Laughing, she sat down beside him and poured coffee for them. "Do you know you never take a trip without leaving something behind? Someday you’re going to come home without me, and then wander around the house muttering to yourself and wondering what it is that seems to be missing."

"When one has a perplexing case to think about," he said magisterially, "one cannot be bothered with the immediate trivialities of the moment. How about passing me a bagel?"

She did and absentmindedly nibbled on one herself. "I still think my cyanide theory was a good one."

"About it being a symbolic revenge weapon? It
was
a good one. It just didn’t turn out to be true, that’s all; a minor problem. It happens all the time to the finest theories, take it from me."

"I suppose so…"

Gideon looked up from lathering cream cheese on half a bagel. "Something bothering you?"

"Kind of. Look, you said that Jules didn’t buy the poison in Brittany, right? He brought it with him from Germany."

"True."

"Well, why? If he didn’t decide to kill Claude until after the skeleton turned up, why would he buy it ahead of time and bring it with him?"
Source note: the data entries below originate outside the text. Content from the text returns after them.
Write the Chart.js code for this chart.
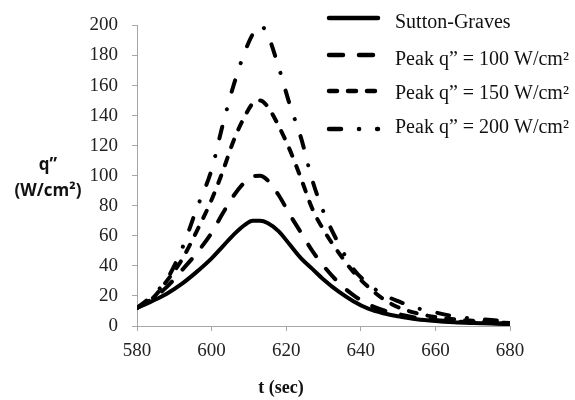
<!DOCTYPE html>
<html>
<head>
<meta charset="utf-8">
<script src="https://cdn.jsdelivr.net/npm/chart.js@4.4.1/dist/chart.umd.min.js"></script>
<style>
    html, body { margin: 0; padding: 0; background: #fff; }
    #wrap { width: 575px; height: 400px; }
</style>
</head>
<body>
<div id="wrap"><canvas id="heatChart" width="575" height="400"></canvas></div>
<script>
// time (sec)
const tSec = [580, 584, 588, 592, 596, 600, 603, 606, 609, 611, 613, 615, 618, 621, 624, 627, 630, 634, 638, 642, 646, 650, 655, 660, 665, 670, 675, 680];

// heat flux q" (W/cm2)
const suttonGraves = [12, 16.5, 21.5, 28, 36, 45, 53, 61, 67.5, 70, 70, 68.5, 63, 54, 45, 38, 31, 23, 16.5, 11.5, 8.5, 6.5, 4.5, 3.3, 2.5, 2, 1.6, 1.3];
const peak100 = [12, 18, 26, 37, 48.5, 62, 75, 87, 96, 99.5, 100, 97, 87, 74, 62, 50, 40, 29, 20.5, 14.5, 10.5, 8, 5.5, 4, 3, 2.5, 2, 1.6];
const peak150 = [12, 18, 30, 44, 63, 84, 103, 124, 140, 148, 150, 146, 133, 117, 98, 78, 64, 49, 36, 26, 18, 12.5, 8.5, 6, 4.5, 3.5, 2.5, 2];
const peak200 = [12, 20, 31, 51, 78, 104, 134, 161, 183, 194, 200, 194, 172, 147, 125, 97, 76, 55, 38, 28, 21, 16.5, 12, 9, 6.5, 5, 4, 3];

const seriesNames = ['Sutton-Graves', 'Peak q\u201D = 100 W/cm\u00B2', 'Peak q\u201D = 150 W/cm\u00B2', 'Peak q\u201D = 200 W/cm\u00B2'];
const seriesDash = [[], [14, 16], [8, 11], [12, 18, 0.1, 18]];

const axisGray = '#a6a6a6';
const serif = '"Liberation Serif", "Times New Roman", serif';

const toPoints = (vals) => vals.map((v, i) => ({ x: tSec[i], y: v }));

const makeSet = (idx, vals) => ({
    label: seriesNames[idx],
    data: toPoints(vals),
    borderColor: '#000',
    borderWidth: 4,
    borderDash: seriesDash[idx],
    borderCapStyle: 'round',
    borderJoinStyle: 'round',
    pointRadius: 0,
    fill: false,
    cubicInterpolationMode: 'monotone'
});

// legend + axis titles drawn by hand
const annotations = {
    id: 'annotations',
    afterDraw(chart) {
        const ctx = chart.ctx;
        const lineY = [18, 55, 91, 129];
        const textY = [23, 60, 94, 128];
        ctx.save();
        chart.data.datasets.forEach((ds, i) => {
            ctx.beginPath();
            ctx.strokeStyle = '#000';
            ctx.lineWidth = 4.5;
            ctx.lineCap = 'round';
            ctx.setLineDash(ds.borderDash);
            ctx.moveTo(329, lineY[i]);
            ctx.lineTo(378, lineY[i]);
            ctx.stroke();
            ctx.setLineDash([]);
            ctx.fillStyle = '#111';
            ctx.font = '20px ' + serif;
            ctx.textAlign = 'left';
            ctx.textBaseline = 'middle';
            ctx.fillText(ds.label, 395, textY[i]);
        });

        ctx.fillStyle = '#111';
        ctx.textAlign = 'center';
        ctx.textBaseline = 'middle';
        ctx.font = 'bold 17px "Open Sans", sans-serif';
        ctx.fillText('q\u201D', 48, 165);
        ctx.fillText('(W/cm\u00B2)', 48, 191);

        ctx.font = 'bold 18px ' + serif;
        ctx.fillText('t (sec)', 281, 388);
        ctx.restore();
    }
};

new Chart(document.getElementById('heatChart'), {
    type: 'line',
    data: {
        datasets: [
            makeSet(0, suttonGraves),
            makeSet(1, peak100),
            makeSet(2, peak150),
            makeSet(3, peak200)
        ]
    },
    options: {
        responsive: false,
        animation: false,
        layout: {
            padding: { left: 0, right: 65, top: 13, bottom: 0 }
        },
        plugins: {
            legend: { display: false },
            tooltip: { enabled: false }
        },
        scales: {
            x: {
                type: 'linear',
                min: 580,
                max: 680,
                afterFit: (scale) => { scale.height = 74; },
                ticks: {
                    stepSize: 20,
                    color: '#222',
                    padding: 9,
                    font: { family: serif, size: 19 }
                },
                grid: {
                    drawOnChartArea: false,
                    drawTicks: true,
                    tickLength: 5,
                    color: axisGray
                },
                border: { color: axisGray, width: 1 }
            },
            y: {
                min: 0,
                max: 200,
                afterFit: (scale) => { scale.width = 137; },
                ticks: {
                    stepSize: 20,
                    color: '#222',
                    padding: 14,
                    font: { family: serif, size: 19 }
                },
                grid: {
                    drawOnChartArea: false,
                    drawTicks: true,
                    tickLength: 5,
                    color: axisGray
                },
                border: { color: axisGray, width: 1 }
            }
        }
    },
    plugins: [annotations]
});
</script>
</body>
</html>
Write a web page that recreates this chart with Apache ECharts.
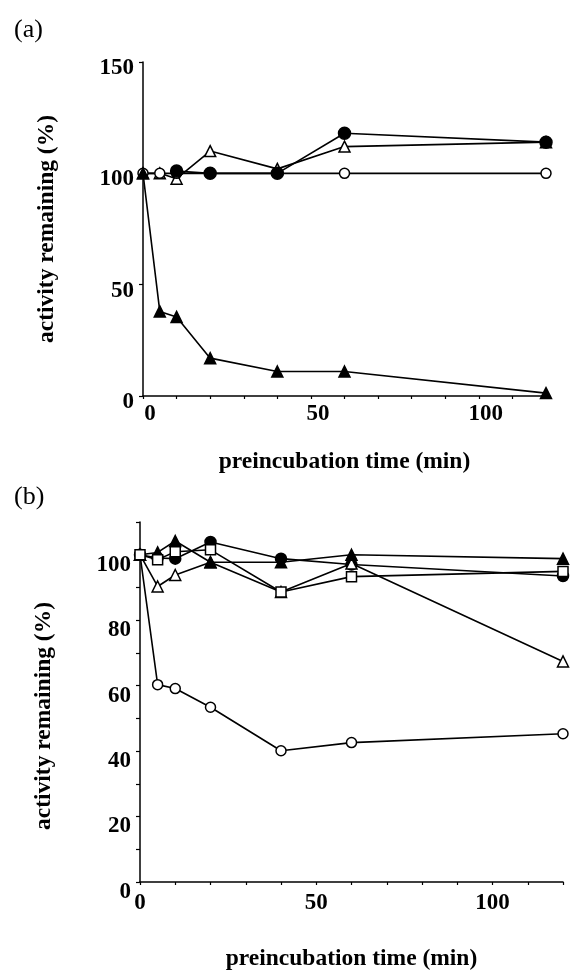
<!DOCTYPE html>
<html>
<head>
<meta charset="utf-8">
<script src="https://cdn.jsdelivr.net/npm/echarts@6/dist/echarts.min.js"></script>
<style>
  html, body { margin: 0; padding: 0; background: #fff; }
  #chart { width: 570px; height: 972px; }
</style>
</head>
<body>
<div id="chart"></div>
<script>
// preincubation times (min)
const times = [0, 5, 10, 20, 40, 60, 120];

// panel (a)
const aOpenCircle = [100, 100, 100, 100, 100, 100, 100];
const aFilledCircle = [null, null, 101, 100, 100, 118, 114];
const aOpenTri = [100, 100, 97.6, 110, 102, 112, 114];
const aFilledTri = [100, 38, 35.5, 17, 11, 11, 1.3];

// panel (b)
const bOpenCircle = [100, 60.3, 59.1, 53.4, 40.1, 42.6, 45.3];
const bFilledCircle = [100, 99, 98.8, 103.9, 98.8, 97, 93.5];
const bOpenTri = [100, 90.3, 93.8, 97.7, 88.6, 97.3, 67.4];
const bFilledTri = [100, 100.7, 104.2, 97.7, 97.7, 100, 98.8];
const bOpenSquare = [100, 98.5, 100.9, 101.5, 88.6, 93.3, 94.9];

const xLabels = [0, 50, 100];
const aYLabels = [0, 50, 100, 150];
const bYLabels = [0, 20, 40, 60, 80, 100];

const font = 'Liberation Serif';

function pairs (ys) {
  return times.map((t, i) => [t, ys[i]]);
}

function makeSeries (ys, symbol, filled, idx, size) {
  return {
    type: 'line',
    xAxisIndex: idx,
    yAxisIndex: idx,
    data: pairs(ys),
    connectNulls: true,
    symbol: symbol,
    symbolSize: size || 10,
    lineStyle: { color: '#000', width: 1.6 },
    itemStyle: {
      color: filled ? '#000' : '#fff',
      borderColor: '#000',
      borderWidth: 1.5,
      opacity: 1
    },
    emphasis: { disabled: true },
    animation: false
  };
}

function xAxis (idx, margin, gap, pad) {
  return {
    type: 'value',
    gridIndex: idx,
    min: 0,
    max: 120,
    interval: 10,
    name: 'preincubation time (min)',
    nameLocation: 'middle',
    nameGap: gap,
    nameTextStyle: { fontFamily: font, fontWeight: 'bold', fontSize: 23.5, color: '#000' },
    axisLine: { onZero: false, lineStyle: { color: '#000', width: 1.5 } },
    axisTick: { length: 3, lineStyle: { color: '#000', width: 1.2 } },
    axisLabel: {
      margin: margin,
      padding: pad,
      fontFamily: font,
      fontWeight: 'bold',
      fontSize: 23,
      color: '#000',
      formatter: v => xLabels.indexOf(v) >= 0 ? String(v) : ''
    },
    splitLine: { show: false }
  };
}

// scanned labels sit a little below their ticks, so labels are top-aligned
// with a short line height
function yAxis (idx, max, interval, labels, namePad, lineH) {
  return {
    type: 'value',
    gridIndex: idx,
    min: 0,
    max: max,
    interval: interval,
    name: 'activity remaining (%)',
    nameLocation: 'middle',
    nameGap: 84,
    nameTextStyle: {
      fontFamily: font, fontWeight: 'bold', fontSize: 23.5, color: '#000',
      padding: namePad
    },
    axisLine: { onZero: false, lineStyle: { color: '#000', width: 1.5 } },
    axisTick: { length: 4, lineStyle: { color: '#000', width: 1.2 } },
    axisLabel: {
      margin: 9,
      verticalAlign: 'top',
      lineHeight: lineH,
      fontFamily: font,
      fontWeight: 'bold',
      fontSize: 23,
      color: '#000',
      formatter: v => labels.indexOf(v) >= 0 ? String(v) : ''
    },
    splitLine: { show: false }
  };
}

const chart = echarts.init(document.getElementById('chart'));
chart.setOption({
  backgroundColor: '#fff',
  animation: false,
  title: [
    { text: '(a)', left: 9, top: 12, textStyle: { fontFamily: font, fontWeight: 'normal', fontSize: 26, color: '#000' } },
    { text: '(b)', left: 9, top: 479, textStyle: { fontFamily: font, fontWeight: 'normal', fontSize: 26, color: '#000' } }
  ],
  grid: [
    { left: 143, top: 62, width: 403, height: 334 },
    { left: 140, top: 522, width: 423, height: 362 }
  ],
  xAxis: [xAxis(0, 7, 54, [0, 0, 0, 14]), xAxis(1, 10, 65, [0, 0, 0, 0])],
  yAxis: [
    yAxis(0, 150, 50, aYLabels, [0, 0, 0, 0], 12),
    yAxis(1, 110, 10, bYLabels, [0, 28, 0, 0], 20)
  ],
  series: [
    makeSeries(aOpenTri, 'triangle', false, 0, 11),
    makeSeries(aOpenCircle, 'circle', false, 0, 10),
    makeSeries(aFilledCircle, 'circle', true, 0, 12),
    makeSeries(aFilledTri, 'triangle', true, 0, 11),

    makeSeries(bOpenCircle, 'circle', false, 1, 10),
    makeSeries(bFilledCircle, 'circle', true, 1, 11),
    makeSeries(bOpenTri, 'triangle', false, 1, 11),
    makeSeries(bFilledTri, 'triangle', true, 1, 11),
    makeSeries(bOpenSquare, 'rect', false, 1, 10)
  ]
});
</script>
</body>
</html>
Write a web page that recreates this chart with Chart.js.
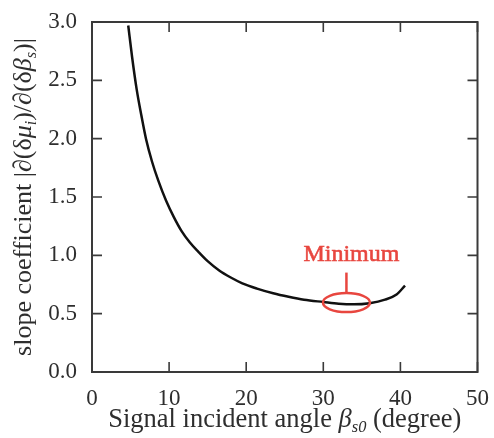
<!DOCTYPE html>
<html>
<head>
<meta charset="utf-8">
<script src="https://cdn.jsdelivr.net/npm/chart.js@4.4.0/dist/chart.umd.min.js"></script>
<style>
  html, body { margin: 0; padding: 0; background: #fff; }
  #wrap { width: 494px; height: 438px; position: relative; }
</style>
</head>
<body>
<div id="wrap"><canvas id="myChart"></canvas></div>
<script>
// incident angle (degree) and slope coefficient
const angles = [4.7, 5.2, 5.8, 6.4, 7.0, 7.8, 8.6, 9.6, 10.6, 11.6, 12.7, 13.8, 15.0, 16.5, 18.0, 19.5, 21.4, 23.5, 25.5, 27.5, 30.0, 32.0, 34.0, 36.0, 38.0, 39.5, 40.6];
const slopes = [2.97, 2.70, 2.42, 2.20, 2.00, 1.80, 1.64, 1.47, 1.33, 1.21, 1.11, 1.03, 0.95, 0.87, 0.81, 0.76, 0.715, 0.675, 0.645, 0.62, 0.60, 0.585, 0.58, 0.59, 0.62, 0.665, 0.74];
const xTicks = [0, 10, 20, 30, 40, 50];
const yTicks = [0.0, 0.5, 1.0, 1.5, 2.0, 2.5, 3.0];
const minAngle = 33.0;
const minSlope = 0.595;

const SERIF = '"Liberation Serif", "DejaVu Serif", serif';
const TEXT = '#2e2e2e';
const RED = '#e8463f';

// draw a run of text pieces (normal / italic / subscript) starting at x
function drawRich(ctx, parts, x, y, size) {
    parts.forEach(p => {
        const fs = p.sub ? size * 0.62 : size;
        ctx.font = (p.italic ? 'italic ' : '') + fs + 'px ' + SERIF;
        ctx.fillText(p.t, x, p.sub ? y + size * 0.2 : y);
        x += ctx.measureText(p.t).width;
    });
}
function richWidth(ctx, parts, size) {
    let w = 0;
    parts.forEach(p => {
        const fs = p.sub ? size * 0.62 : size;
        ctx.font = (p.italic ? 'italic ' : '') + fs + 'px ' + SERIF;
        w += ctx.measureText(p.t).width;
    });
    return w;
}

const xTitle = [
    { t: 'Signal incident angle ' },
    { t: 'β', italic: true },
    { t: 's0', italic: true, sub: true },
    { t: ' (degree)' }
];
const yTitle = [
    { t: 'slope coefficient |∂(δ' },
    { t: 'μ', italic: true },
    { t: 'i', italic: true, sub: true },
    { t: ')/∂(δ' },
    { t: 'β', italic: true },
    { t: 's', italic: true, sub: true },
    { t: ')|' }
];

// frame, inward ticks, titles and the red "Minimum" mark
const framePlugin = {
    id: 'frame',
    afterDraw(chart) {
        const ctx = chart.ctx;
        const a = chart.chartArea;
        const xs = chart.scales.x, ys = chart.scales.y;
        ctx.save();
        ctx.strokeStyle = '#3a3a3a';
        ctx.lineWidth = 2;
        ctx.strokeRect(a.left, a.top, a.right - a.left, a.bottom - a.top);
        ctx.lineWidth = 1.6;
        ctx.beginPath();
        xTicks.forEach(v => {
            const px = xs.getPixelForValue(v);
            ctx.moveTo(px, a.bottom); ctx.lineTo(px, a.bottom - 10);
            ctx.moveTo(px, a.top); ctx.lineTo(px, a.top + 10);
        });
        yTicks.forEach(v => {
            const py = ys.getPixelForValue(v);
            ctx.moveTo(a.left, py); ctx.lineTo(a.left + 10, py);
            ctx.moveTo(a.right, py); ctx.lineTo(a.right - 10, py);
        });
        ctx.stroke();

        // axis titles
        ctx.fillStyle = TEXT;
        ctx.textBaseline = 'alphabetic';
        const xSize = 26.5;
        const xw = richWidth(ctx, xTitle, xSize);
        drawRich(ctx, xTitle, (a.left + a.right) / 2 - xw / 2, 427, xSize);

        const ySize = 26;
        const yw = richWidth(ctx, yTitle, ySize);
        ctx.translate(31, (a.top + a.bottom) / 2);
        ctx.rotate(-Math.PI / 2);
        drawRich(ctx, yTitle, -yw / 2, 0, ySize);
        ctx.setTransform(1, 0, 0, 1, 0, 0);

        // minimum marker
        const cx = xs.getPixelForValue(minAngle);
        const cy = ys.getPixelForValue(minSlope);
        ctx.strokeStyle = RED;
        ctx.lineWidth = 2.5;
        ctx.beginPath();
        ctx.ellipse(cx, cy, 23.5, 9.5, 0, 0, Math.PI * 2);
        ctx.stroke();
        ctx.beginPath();
        ctx.moveTo(cx, cy - 9.5);
        ctx.lineTo(cx, cy - 30);
        ctx.stroke();
        ctx.fillStyle = RED;
        ctx.font = '24px ' + SERIF;
        ctx.textAlign = 'center';
        ctx.textBaseline = 'middle';
        ctx.lineWidth = 0.6;
        ctx.fillText('Minimum', cx + 5, cy - 48);
        ctx.strokeText('Minimum', cx + 5, cy - 48);
        ctx.restore();
    }
};

const data = {
    datasets: [{
        data: angles.map((a, i) => ({ x: a, y: slopes[i] })),
        borderColor: '#111',
        borderWidth: 2.5,
        pointRadius: 0,
        cubicInterpolationMode: 'monotone',
        fill: false
    }]
};

const config = {
    type: 'line',
    data: data,
    options: {
        responsive: true,
        maintainAspectRatio: false,
        animation: false,
        layout: { padding: { top: 22, right: 10, left: 0, bottom: 0 } },
        plugins: {
            legend: { display: false },
            tooltip: { enabled: false }
        },
        scales: {
            x: {
                type: 'linear',
                min: 0,
                max: 50,
                afterFit(scale) { scale.height = 66; },
                afterBuildTicks(scale) { scale.ticks = xTicks.map(v => ({ value: v })); },
                grid: { display: false },
                border: { display: false },
                ticks: {
                    color: TEXT,
                    padding: 5,
                    font: { family: SERIF, size: 23 }
                }
            },
            y: {
                min: 0,
                max: 3,
                afterFit(scale) { scale.width = 92; },
                afterBuildTicks(scale) { scale.ticks = yTicks.map(v => ({ value: v })); },
                grid: { display: false },
                border: { display: false },
                ticks: {
                    color: TEXT,
                    padding: 7,
                    font: { family: SERIF, size: 23 },
                    callback: v => v.toFixed(1)
                }
            }
        }
    },
    plugins: [framePlugin]
};

const myChart = new Chart(document.getElementById('myChart'), config);
</script>
</body>
</html>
"Ah, good question. John and I had that figured wrong." He returned to the bagel, putting a couple of thin, moist layers of smoked salmon on the cheese and topping it with the other half. "He brought the cyanide with him to kill Alain."

She shook her head. "Huh?"

"He was going to poison Alain, but when the chance came up to do him in a lot more subtly by way of the tide schedule, he jumped at it. That left him with some perfectly good cyanide to put to use when poor Claude blustered into his way."

"Charming. A wonderful family, all in all. Do you want to eat in peace, or can I ask some more questions?"